= What you will do =
It is required that the lines from the top of the listing through the line with "inner sep=0pt] (start)" be reproduced exactly, excluding pictures.
======== Data ========
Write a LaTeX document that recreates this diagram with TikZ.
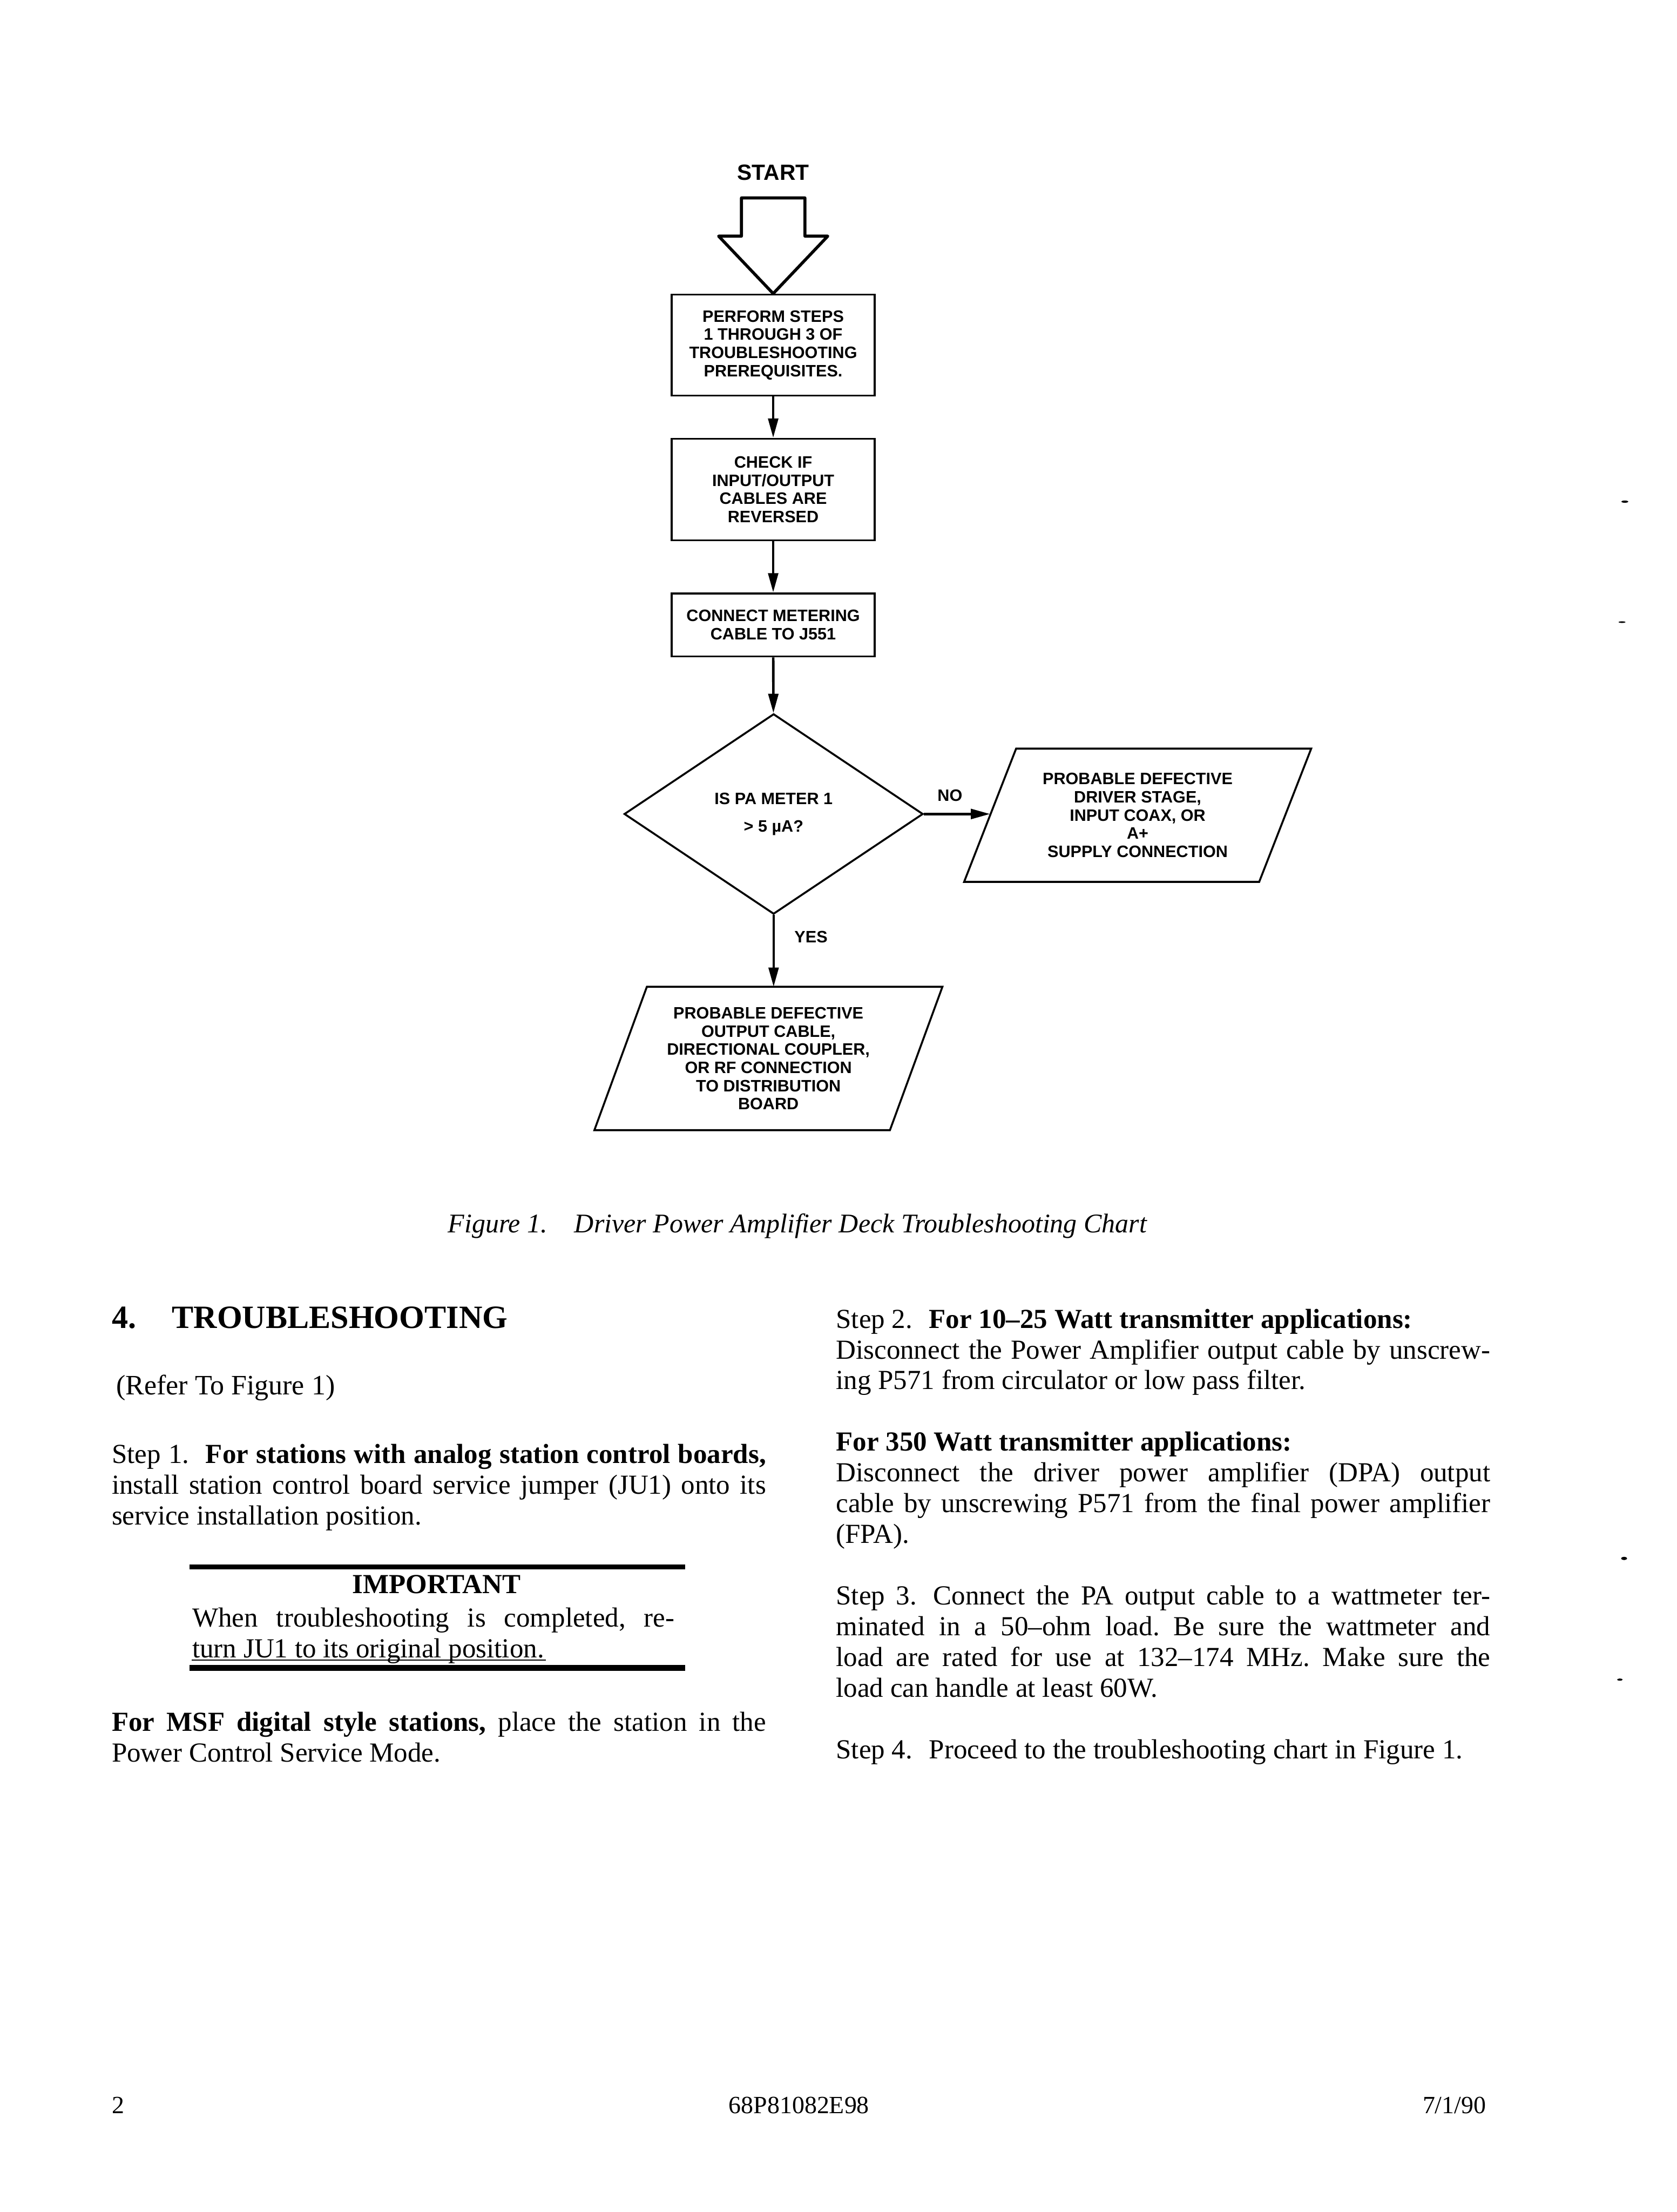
\documentclass[tikz,border=0pt]{standalone}
\usepackage{fontspec}
\setmainfont{Liberation Serif}
\setsansfont{Liberation Sans}
\usetikzlibrary{arrows.meta}
\usetikzlibrary{shapes.geometric}
\tolerance=9999
\hbadness=10000
\hyphenpenalty=10000
\frenchspacing

\begin{document}
\begin{tikzpicture}[x=0.018cm, y=-0.018cm,
    chartfont/.style={font=\sffamily\bfseries\fontsize{6}{6.6}\selectfont},
    chartbox/.style={chartfont, draw, line width=0.7pt, minimum width=2.592cm, inner sep=0pt, align=center},
    slantbox/.style={chartfont, inner sep=0pt, align=center},
    flowline/.style={line width=0.9pt, -{Triangle[length=7pt, width=3.6pt]}},
    bodytext/.style={font=\fontsize{10}{11.17}\selectfont, inner sep=0pt, anchor=north west, align=justify, text width=8.352cm},
    plaintext/.style={font=\fontsize{10.2}{11.17}\selectfont, inner sep=0pt, anchor=base west},
    footertext/.style={font=\fontsize{9}{10.8}\selectfont, inner sep=0pt, anchor=base}]

    % Page area (5028 x 6629 scan, drawn in thumbnail pixels)
    \fill[white] (0,0) rectangle (1189,1568);
    \useasboundingbox (0,0) rectangle (1189,1568);

    % Start label and block arrow
    \node[font=\sffamily\bfseries\fontsize{8}{9.6}\selectfont, inner sep=0pt] (start) at (548.2,122.3) {START};

    % Chart boxes
    \node[chartbox, minimum height=1.289cm] (prereq) at (548.2,244.6) {PERFORM STEPS\\1 THROUGH 3 OF\\TROUBLESHOOTING\\PREREQUISITES.};
    \node[chartbox, minimum height=1.296cm] (check) at (548.2,347) {CHECK IF\\INPUT/OUTPUT\\CABLES ARE\\REVERSED};
    \node[chartbox, minimum height=0.806cm] (connect) at (548.2,443) {CONNECT METERING\\CABLE TO J551};
    \node[chartfont, diamond, draw, line width=0.7pt, minimum width=3.816cm, minimum height=2.556cm, inner sep=0pt, align=center] (decide) at (548.5,577) {IS PA METER 1\\[3.5pt]> 5 µA?};

    % Outcome boxes (parallelograms drawn round plain nodes)
    \node[slantbox, minimum width=3.753cm, minimum height=1.687cm] (drvfault) at (806.6,577.9) {PROBABLE DEFECTIVE\\DRIVER STAGE,\\INPUT COAX, OR\\A+\\SUPPLY CONNECTION};
    \draw[line width=0.7pt] ([xshift=-0.332cm]drvfault.south west) -- ([xshift=0.332cm]drvfault.north west) -- ([xshift=0.332cm]drvfault.north east) -- ([xshift=-0.332cm]drvfault.south east) -- cycle;
    \node[slantbox, minimum width=3.759cm, minimum height=1.816cm] (outfault) at (544.8,750.3) {PROBABLE DEFECTIVE\\OUTPUT CABLE,\\DIRECTIONAL COUPLER,\\OR RF CONNECTION\\TO DISTRIBUTION\\BOARD};
    \draw[line width=0.7pt] ([xshift=-0.335cm]outfault.south west) -- ([xshift=0.335cm]outfault.north west) -- ([xshift=0.335cm]outfault.north east) -- ([xshift=-0.335cm]outfault.south east) -- cycle;

    \draw[line width=1.1pt, line join=round] (525.7,140.3) -- (570.7,140.3) -- (570.7,167.4) -- (586.9,167.4) -- (prereq.north) -- (509.5,167.4) -- (525.7,167.4) -- cycle;

    % Connectors
    \draw[flowline] (prereq) -- (check);
    \draw[flowline] (check) -- (connect);
    \draw[flowline] (connect) -- (decide);
    \draw[flowline] (decide.east) -- (drvfault.west |- decide.east);
    \draw[flowline] (decide.south) -- (decide.south |- outfault.north);
    \node[chartfont, inner sep=0pt] (nolabel) at (673.5,563.9) {NO};
    \node[chartfont, inner sep=0pt] (yeslabel) at (575,664.3) {YES};

    % Caption
    \node[font=\itshape\fontsize{9.8}{12}\selectfont, inner sep=0pt, anchor=base west] (caption) at (317.3,873.7) {Figure 1.\quad Driver Power Amplifier Deck Troubleshooting Chart};

    % Left column
    \node[font=\bfseries\fontsize{11.8}{14}\selectfont, inner sep=0pt, anchor=base west] (heading) at (78.9,941.5) {4.\hspace{13pt}TROUBLESHOOTING};
    \node[plaintext] (refer) at (82,988.7) {(Refer To Figure 1)};
    \node[bodytext] (stepone) at (78.9,1021.7) {\strut Step 1.\hspace{0.6em}\textbf{For stations with analog station control boards,}\linebreak install station control board service jumper (JU1) onto its\linebreak service installation position.};

    % Important note between two heavy rules
    \draw[line width=1.9pt] (134.3,1110.7) -- (485.6,1110.7);
    \node[font=\bfseries\fontsize{10}{11.17}\selectfont, inner sep=0pt, anchor=base] (important) at (309.5,1129.5) {IMPORTANT};
    \node[bodytext, text width=6.156cm] (note) at (136,1137.6) {\strut When troubleshooting is completed, re-\linebreak turn JU1 to its original position.};
    \draw[line width=0.4pt] (136,1176.6) -- (387,1176.6);
    \draw[line width=2.2pt] (134.3,1182.3) -- (485.6,1182.3);

    \node[bodytext] (msf) at (78.9,1211.5) {\strut\textbf{For MSF digital style stations,} place the station in the\linebreak Power Control Service Mode.};

    % Right column
    \node[bodytext] (steps) at (592.4,925.7) {\strut Step 2.\hspace{0.6em}\textbf{For 10--25 Watt transmitter applications:}\\
        Disconnect the Power Amplifier output cable by unscrew-\linebreak ing P571 from circulator or low pass filter.\\[\baselineskip]
        \textbf{For 350 Watt transmitter applications:}\\
        Disconnect the driver power amplifier (DPA) output\linebreak cable by unscrewing P571 from the final power amplifier\linebreak (FPA).\\[\baselineskip]
        Step 3.\hspace{0.6em}Connect the PA output cable to a wattmeter ter-\linebreak minated in a 50--ohm load. Be sure the wattmeter and\linebreak load are rated for use at 132--174 MHz. Make sure the\linebreak load can handle at least 60W.\\[\baselineskip]
        Step 4.\hspace{0.6em}Proceed to the troubleshooting chart in Figure 1.};

    % Footer
    \node[footertext, anchor=base west] (pagenum) at (78.9,1498) {2};
    \node[footertext] (docnum) at (566.5,1498) {68P81082E98};
    \node[footertext, anchor=base east] (docdate) at (1054,1498) {7/1/90};

    % Specks along the right edge of the scan
    \fill (1152,355.6) ellipse [x radius=1.3pt, y radius=0.4pt];
    \fill (1150,441) ellipse [x radius=1.3pt, y radius=0.3pt];
    \fill (1151.5,1104.7) ellipse [x radius=1.1pt, y radius=0.6pt];
    \fill (1148.5,1190.6) ellipse [x radius=1pt, y radius=0.4pt];
\end{tikzpicture}
\end{document}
========
= Response to this task =
Write a LaTeX document that recreates this diagram with TikZ.
\documentclass[tikz,border=0pt]{standalone}
\usepackage{fontspec}
\setmainfont{Liberation Serif}
\setsansfont{Liberation Sans}
\usetikzlibrary{arrows.meta}
\usetikzlibrary{shapes.geometric}
\tolerance=9999
\hbadness=10000
\hyphenpenalty=10000
\frenchspacing

\begin{document}
\begin{tikzpicture}[x=0.018cm, y=-0.018cm,
    chartfont/.style={font=\sffamily\bfseries\fontsize{6}{6.6}\selectfont},
    chartbox/.style={chartfont, draw, line width=0.7pt, minimum width=2.592cm, inner sep=0pt, align=center},
    slantbox/.style={chartfont, inner sep=0pt, align=center},
    flowline/.style={line width=0.9pt, -{Triangle[length=7pt, width=3.6pt]}},
    bodytext/.style={font=\fontsize{10}{11.17}\selectfont, inner sep=0pt, anchor=north west, align=justify, text width=8.352cm},
    plaintext/.style={font=\fontsize{10.2}{11.17}\selectfont, inner sep=0pt, anchor=base west},
    footertext/.style={font=\fontsize{9}{10.8}\selectfont, inner sep=0pt, anchor=base}]

    % Page area (5028 x 6629 scan, drawn in thumbnail pixels)
    \fill[white] (0,0) rectangle (1189,1568);
    \useasboundingbox (0,0) rectangle (1189,1568);

    % Start label and block arrow
    \node[font=\sffamily\bfseries\fontsize{8}{9.6}\selectfont, inner sep=0pt] (start) at (548.2,122.3) {START};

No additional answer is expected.